Menurut definisi dalam Kamus Hukum terbitan Indonesia Legal Center, mengutip Badan Pembinaan Hukum Nasional (BPHN) Kementerian Hukum dan HAM, "eigendom" merujuk pada hak milik mutlak. Sedangkan "verponding" diartikan sebagai kepemilikan harta tetap.

Meskipun pada saat ini hukum eigendom verponding kurang relevan, namun kepemilikan tanahnya masih dapat diajukan dengan syarat memiliki Surat Hak Milik (SHM), Hak Guna Bangunan (HGB), Hak Guna Usaha (HGU), atau hak pakai.

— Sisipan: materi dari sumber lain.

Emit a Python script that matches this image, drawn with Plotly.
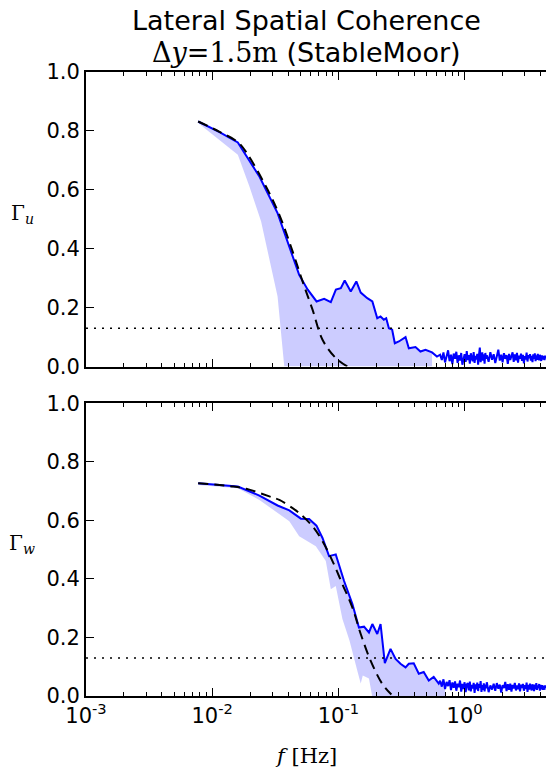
import plotly.graph_objects as go

# ---------------- data ----------------
# measured coherence, top panel (Gamma_u)
u_freq = [0.00774, 0.01143, 0.01596, 0.02366, 0.03296, 0.03837, 0.04887, 0.05715,
          0.06714, 0.07709, 0.08710, 0.09550, 0.1045, 0.1122, 0.1253, 0.1387,
          0.1503, 0.1694, 0.1858, 0.2032, 0.2158, 0.2291, 0.2393, 0.2512,
          0.2667, 0.2799, 0.3013, 0.3404, 0.3614, 0.4083, 0.4467, 0.4898,
          0.5521, 0.6039]
u_coh = [0.832, 0.796, 0.761, 0.645, 0.521, 0.442, 0.311, 0.261,
         0.221, 0.230, 0.219, 0.261, 0.266, 0.292, 0.255, 0.289,
         0.251, 0.232, 0.221, 0.164, 0.170, 0.159, 0.164, 0.130,
         0.125, 0.079, 0.085, 0.100, 0.062, 0.066, 0.051, 0.057,
         0.048, 0.034]

# measured coherence, bottom panel (Gamma_w)
w_freq = [0.00774, 0.01596, 0.02366, 0.03296, 0.04083, 0.05047, 0.05861, 0.06699,
          0.07482, 0.08433, 0.09528, 0.1109, 0.1291, 0.1455, 0.1596, 0.1746,
          0.1858, 0.2032, 0.2158, 0.2333, 0.2588, 0.2838, 0.3105, 0.3404,
          0.3614, 0.3954, 0.4335, 0.4742, 0.5200, 0.5689, 0.6237]
w_coh = [0.727, 0.716, 0.685, 0.651, 0.634, 0.606, 0.605, 0.582,
         0.540, 0.478, 0.484, 0.393, 0.314, 0.234, 0.237, 0.217,
         0.246, 0.212, 0.246, 0.112, 0.161, 0.127, 0.110, 0.098,
         0.110, 0.112, 0.076, 0.082, 0.053, 0.065, 0.042]

# high-frequency noise floor (shared frequency grid)
tail_freq = [0.64, 0.66, 0.68, 0.70, 0.72, 0.74, 0.76, 0.78, 0.80, 0.82,
             0.84, 0.86, 0.88, 0.90, 0.92, 0.94, 0.96, 0.98, 1.00, 1.02,
             1.04, 1.06, 1.08, 1.10, 1.12, 1.14, 1.16, 1.18, 1.20, 1.22,
             1.24, 1.26, 1.28, 1.30, 1.32, 1.34, 1.36, 1.38, 1.40, 1.42,
             1.44, 1.46, 1.48, 1.50,
             1.55, 1.60, 1.65, 1.70, 1.75, 1.80, 1.85, 1.90, 1.95, 2.00,
             2.05, 2.10, 2.15, 2.20, 2.25, 2.30, 2.35, 2.40, 2.45, 2.50,
             2.55, 2.60, 2.65, 2.70, 2.75, 2.80, 2.85, 2.90, 2.95, 3.00,
             3.05, 3.10, 3.15, 3.20, 3.25, 3.30, 3.35, 3.40, 3.45, 3.50,
             3.55, 3.60, 3.65, 3.70, 3.75, 3.80, 3.85, 3.90, 3.95, 4.00,
             4.05, 4.10, 4.15, 4.20, 4.25, 4.30, 4.35, 4.40]
u_tail = [0.040, 0.022, 0.048, 0.014, 0.035, 0.055, 0.018, 0.040, 0.008, 0.044,
          0.026, 0.050, 0.012, 0.038, 0.020, 0.046, 0.006, 0.033, 0.042, 0.016,
          0.052, 0.022, 0.039, 0.010, 0.045, 0.028, 0.018, 0.049, 0.012, 0.036,
          0.024, 0.043, 0.006, 0.040, 0.064, 0.015, 0.035, 0.048, 0.020, 0.041,
          0.010, 0.046, 0.026, 0.038,
          0.016, 0.049, 0.023, 0.042, 0.012, 0.036, 0.057, 0.020, 0.040, 0.014,
          0.045, 0.026, 0.039, 0.009, 0.043, 0.022, 0.035, 0.048, 0.016, 0.041,
          0.021, 0.046, 0.013, 0.037, 0.027, 0.044, 0.019, 0.040, 0.011, 0.035,
          0.024, 0.047, 0.017, 0.039, 0.028, 0.042, 0.020, 0.036, 0.015, 0.041,
          0.026, 0.045, 0.018, 0.038, 0.023, 0.043, 0.030, 0.021, 0.040, 0.027,
          0.019, 0.038, 0.024, 0.036, 0.028, 0.022, 0.037, 0.026]
w_tail = [0.052, 0.032, 0.057, 0.024, 0.048, 0.034, 0.054, 0.020, 0.046, 0.028,
          0.050, 0.018, 0.042, 0.030, 0.053, 0.015, 0.041, 0.024, 0.047, 0.013,
          0.039, 0.044, 0.019, 0.049, 0.016, 0.038, 0.026, 0.045, 0.011, 0.040,
          0.023, 0.046, 0.017, 0.041, 0.028, 0.051, 0.014, 0.037, 0.021, 0.043,
          0.016, 0.039, 0.026, 0.047,
          0.013, 0.036, 0.022, 0.042, 0.018, 0.044, 0.025, 0.039, 0.012, 0.037,
          0.027, 0.048, 0.017, 0.040, 0.021, 0.042, 0.015, 0.038, 0.026, 0.045,
          0.019, 0.036, 0.023, 0.043, 0.016, 0.039, 0.027, 0.041, 0.018, 0.037,
          0.024, 0.046, 0.014, 0.038, 0.022, 0.042, 0.028, 0.019, 0.040, 0.025,
          0.017, 0.039, 0.023, 0.044, 0.021, 0.036, 0.027, 0.041, 0.018, 0.038,
          0.024, 0.037, 0.021, 0.035, 0.026, 0.022, 0.036, 0.027]

# lower edge of the shaded band
u_low_freq = [0.00774, 0.01596, 0.01972, 0.02438, 0.03296, 0.03724]
u_low = [0.827, 0.719, 0.611, 0.493, 0.238, 0.0]
w_low_freq = [0.00774, 0.01596, 0.02366, 0.04083, 0.04887, 0.06622, 0.07943, 0.0871,
              0.0953, 0.1076, 0.1224, 0.1424, 0.1503, 0.1560, 0.1746, 0.1850]
w_low = [0.721, 0.710, 0.670, 0.597, 0.546, 0.512, 0.461, 0.365,
         0.376, 0.263, 0.190, 0.080, 0.043, 0.070, 0.060, 0.0]
u_band_end = 0.56
w_band_end = 0.705

# model fits (dashed)
u_fit_freq = [0.00774, 0.01143, 0.01596, 0.01858, 0.02667, 0.03404, 0.04335, 0.05200,
              0.06237, 0.07482, 0.09528, 0.1178]
u_fit = [0.832, 0.797, 0.762, 0.728, 0.611, 0.515, 0.391, 0.289,
         0.193, 0.091, 0.029, 0.0]
w_fit_freq = [0.00774, 0.01455, 0.01858, 0.02838, 0.03404, 0.04335, 0.04887, 0.06237,
              0.07482, 0.08974, 0.1076, 0.1291, 0.1503, 0.1799, 0.2223, 0.2630]
w_fit = [0.727, 0.716, 0.708, 0.682, 0.670, 0.642, 0.625, 0.580,
         0.529, 0.461, 0.382, 0.302, 0.212, 0.121, 0.042, 0.005]

threshold = 0.13

x_tickvals = [0.001, 0.01, 0.1, 1]
x_ticktext = ["10<sup>-3</sup>", "10<sup>-2</sup>", "10<sup>-1</sup>", "10<sup>0</sup>"]
y_tickvals = [0.0, 0.2, 0.4, 0.6, 0.8, 1.0]
y_ticktext = ["0.0", "0.2", "0.4", "0.6", "0.8", "1.0"]

# ---------------- figure ----------------
BLUE = "#0000ff"
SHADE = "rgba(0,0,255,0.2)"
SANS = "DejaVu Sans"
SERIF = "DejaVu Serif"

fig = go.Figure()


def add_panel(freq, coh, tail, low_f, low_v, band_end, fit_f, fit_v, xa, ya):
    full_f = freq + tail_freq
    full_c = coh + tail
    up_f = [f for f in full_f if f <= band_end]
    up_c = full_c[:len(up_f)]
    poly_x = up_f + [up_f[-1]] + low_f[::-1]
    poly_y = up_c + [0.0] + low_v[::-1]
    fig.add_trace(go.Scatter(x=poly_x, y=poly_y, fill="toself", fillcolor=SHADE,
                             line=dict(width=0), mode="lines", hoverinfo="skip",
                             showlegend=False, xaxis=xa, yaxis=ya))
    fig.add_trace(go.Scatter(x=full_f, y=full_c, mode="lines",
                             line=dict(color=BLUE, width=2),
                             showlegend=False, xaxis=xa, yaxis=ya))
    fig.add_trace(go.Scatter(x=fit_f, y=fit_v, mode="lines",
                             line=dict(color="black", width=2, dash="10px,6px", shape="spline"),
                             showlegend=False, xaxis=xa, yaxis=ya))


add_panel(u_freq, u_coh, u_tail, u_low_freq, u_low, u_band_end, u_fit_freq, u_fit, "x", "y")
add_panel(w_freq, w_coh, w_tail, w_low_freq, w_low, w_band_end, w_fit_freq, w_fit, "x2", "y2")

for yref in ["y", "y2"]:
    fig.add_shape(type="line", xref="paper", x0=0, x1=1, yref=yref, y0=threshold, y1=threshold,
                  line=dict(color="black", width=1.5, dash="2px,6px"))

minor_vals = [m * 10 ** e for e in (-3, -2, -1, 0) for m in range(2, 10)]

xcommon = dict(type="log", range=[-3, 0.645], showline=True, linecolor="black", linewidth=2,
               mirror="ticks", ticks="inside", ticklen=8, tickwidth=1, tickcolor="black",
               tickvals=x_tickvals, ticktext=x_ticktext, showgrid=False, zeroline=False,
               minor=dict(tickvals=minor_vals, ticks="inside", ticklen=4, tickcolor="black",
                          showgrid=False),
               tickfont=dict(family=SANS, size=21, color="black"))
ycommon = dict(range=[0, 1], showline=True, linecolor="black", linewidth=2, mirror=False,
               ticks="inside", ticklen=8, tickwidth=1, tickcolor="black",
               tickvals=y_tickvals, ticktext=y_ticktext, showgrid=False, zeroline=False,
               tickfont=dict(family=SANS, size=21, color="black"))

fig.update_layout(
    width=546, height=769, autosize=False,
    margin=dict(l=86, r=0, t=72, b=73),
    plot_bgcolor="white", paper_bgcolor="white",
    xaxis=dict(xcommon, anchor="y", showticklabels=False),
    yaxis=dict(ycommon, domain=[0.528, 1.0], anchor="x"),
    xaxis2=dict(xcommon, anchor="y2"),
    yaxis2=dict(ycommon, domain=[0.0, 0.469], anchor="x2"),
    showlegend=False,
)

XC = (306 - 86) / 460
# titles and labels
fig.add_annotation(text="Lateral Spatial Coherence", xref="paper", yref="paper",
                   x=XC, y=1, yshift=52, xanchor="center", yanchor="middle",
                   showarrow=False, font=dict(family=SANS, size=27, color="black"))
fig.add_annotation(text="<span style='font-family:DejaVu Serif'>Δ<i>y</i>=1.5m</span> (StableMoor)",
                   xref="paper", yref="paper",
                   x=XC, y=1, yshift=20, xanchor="center", yanchor="middle",
                   showarrow=False, font=dict(family=SANS, size=27, color="black"))
fig.add_annotation(text="Γ<sub><i>u</i></sub>", xref="paper", yref="paper",
                   x=0, xshift=-64, y=(696 - 214) / 624, yanchor="middle", xanchor="center",
                   showarrow=False, font=dict(family=SERIF, size=20, color="black"))
fig.add_annotation(text="Γ<sub><i>w</i></sub>", xref="paper", yref="paper",
                   x=0, xshift=-64, y=(696 - 544) / 624, yanchor="middle", xanchor="center",
                   showarrow=False, font=dict(family=SERIF, size=20, color="black"))
fig.add_annotation(text="<i>f</i> [Hz]", xref="paper", yref="paper",
                   x=XC, y=0, yshift=-60, xanchor="center", yanchor="middle",
                   showarrow=False, font=dict(family=SERIF, size=21, color="black"))

fig.write_html("out.html", config={"responsive": False, "displayModeBar": False},
               post_script="document.body.style.margin='0';document.body.style.overflow='hidden';")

Ketentuan Eigendom Verponding di Indonesia

Dikarenakan dibentuk pada masa pemerintahan Hindia Belanda, pada tahun 1960, pemerintah memberi kesempatan bagi pemilik eigendom verponding selama 20 tahun untuk mengubah status kepemilikan tanah tersebut menjadi sesuai hukum Indonesia. Jika langkah ini tidak diambil, secara otomatis tanah-tanah tersebut akan menjadi milik negara.

Pengaturan mengenai "eigendom" sendiri termuat dalam Pasal 570 Kitab Undang-Undang Hukum Perdata (KUHPerdata), namun kemudian dicabut oleh Undang-Undang No. 5 Tahun 1960 tentang Peraturan Dasar Pokok-Pokok Agraria (UUPA).

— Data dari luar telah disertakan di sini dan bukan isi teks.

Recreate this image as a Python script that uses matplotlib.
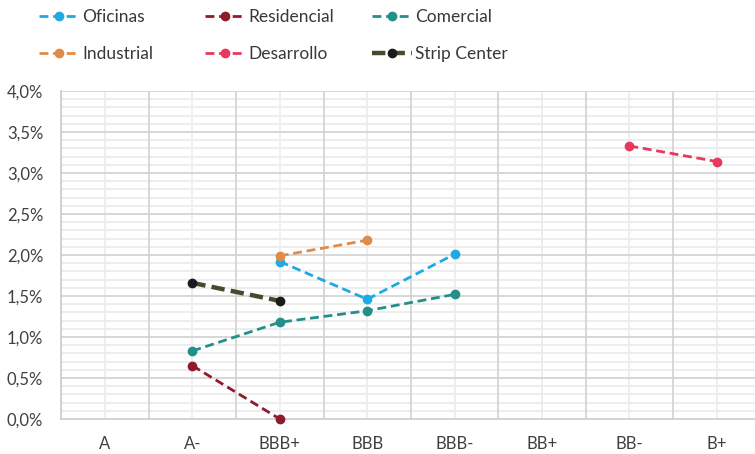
import numpy as np
import matplotlib
matplotlib.use("Agg")
import matplotlib.pyplot as plt
from matplotlib.ticker import FuncFormatter, MultipleLocator
from matplotlib.lines import Line2D

nan = np.nan
categories = ["A", "A-", "BBB+", "BBB", "BBB-", "BB+", "BB-", "B+"]
oficinas = [nan, nan, 1.92, 1.46, 2.01, nan, nan, nan]
residencial = [nan, 0.65, 0.0, nan, nan, nan, nan, nan]
comercial = [nan, 0.83, 1.18, 1.32, 1.52, nan, nan, nan]
industrial = [nan, nan, 1.99, 2.18, nan, nan, nan, nan]
desarrollo = [nan, nan, nan, nan, nan, nan, 3.33, 3.14]
strip_center = [nan, 1.66, 1.44, nan, nan, nan, nan, nan]

plt.rcParams['font.family'] = ['Lato', 'DejaVu Sans']

W, H = 755, 454
fig = plt.figure(figsize=(W/100, H/100), dpi=100)
left_px, bottom_px, top_px = 61.3, 419, 91
ax = fig.add_axes([left_px/W, (H-bottom_px)/H, (W-left_px)/W, (bottom_px-top_px)/H])

cw = 87.4
ax.set_xlim(-0.5, -0.5 + (W-left_px)/cw)
ax.set_ylim(0, 4.0)

x = np.arange(len(categories))

# grid
ax.set_xticks(x)
ax.set_xticklabels(categories)
for b in np.arange(len(categories)+1) - 0.5:
    ax.axvline(b, color='#d4d4d4', lw=1.3, zorder=1)
for c in x:
    ax.axvline(c, color='#ededed', lw=1.3, zorder=0.5)
for v in np.arange(0.1, 4.0001, 0.1):
    major = abs(v*2 - round(v*2)) < 1e-6
    ax.axhline(v, color='#d4d4d4' if major else '#ececec', lw=1.3, zorder=1 if major else 0.5)

ax.yaxis.set_major_locator(MultipleLocator(0.5))
ax.yaxis.set_major_formatter(FuncFormatter(lambda v, p: f"{v:.1f}".replace('.', ',') + "%"))
ax.tick_params(axis='both', length=0, labelsize=12, labelcolor='#404040')
ax.tick_params(axis='y', pad=13)
ax.tick_params(axis='x', pad=12)
for s in ['top', 'right']:
    ax.spines[s].set_visible(False)
for s in ['left', 'bottom']:
    ax.spines[s].set_color('#d0d0d0')
    ax.spines[s].set_linewidth(1.3)

series = [
    ("Oficinas", oficinas, '#1eaae3', '#1eaae3', 2.0, (3.2, 1.7)),
    ("Residencial", residencial, '#8e1b2c', '#8e1b2c', 2.0, (3.2, 1.7)),
    ("Comercial", comercial, '#22908a', '#22908a', 2.0, (3.2, 1.7)),
    ("Industrial", industrial, '#e08b47', '#e08b47', 2.0, (3.2, 1.7)),
    ("Desarrollo", desarrollo, '#e8395c', '#e8395c', 2.0, (3.2, 1.7)),
    ("Strip Center", strip_center, '#484a2e', '#1b1b1b', 3.2, (3.0, 1.4)),
]
handles = []
for name, vals, lc, mc, lw, dash in series:
    ax.plot(x, vals, color=lc, lw=lw, dashes=dash, marker='o', ms=6,
            markerfacecolor=mc, markeredgecolor=mc, zorder=3, clip_on=False)
    handles.append(Line2D([], [], color=lc, lw=lw, dashes=dash, marker='o', ms=6,
                          markerfacecolor=mc, markeredgecolor=mc))

col_x = [39, 205, 372]
for i in range(3):
    hs = [handles[i], handles[i+3]]
    ls = [series[i][0], series[i+3][0]]
    fig.legend(hs, ls, loc='upper left', bbox_to_anchor=(col_x[i]/W, 1 - 9/H),
               frameon=False, fontsize=12.5, handlelength=2.3, handletextpad=0.2,
               labelspacing=1.2, borderpad=0, borderaxespad=0, labelcolor='#383838')

fig.savefig("out.png", dpi=100)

Pada tahun 1960, UU No. 5 Tahun 1960 tentang Peraturan Dasar Pokok-Pokok Agraria (UUPA) diberlakukan. Undang-undang ini menjadi dasar hukum utama terkait pertanahan. Bagian Kedua Pasal I ayat (1) UUPA membahas konversi hak atas tanah "eigendom" menjadi hak milik. Namun, UUPA tidak memberikan definisi khusus mengenai konversi hak atas tanah tersebut.

Demikianlah ulasan mengenai apa itu eigendom verponding. Berdasarkan Pasal 32 ayat (2) PP No. 24 Tahun 1998 Tentang Pendaftaran Tanah, pemilik hak tanah eigendom bisa melakukan konversi sesuai aturan yang berlaku.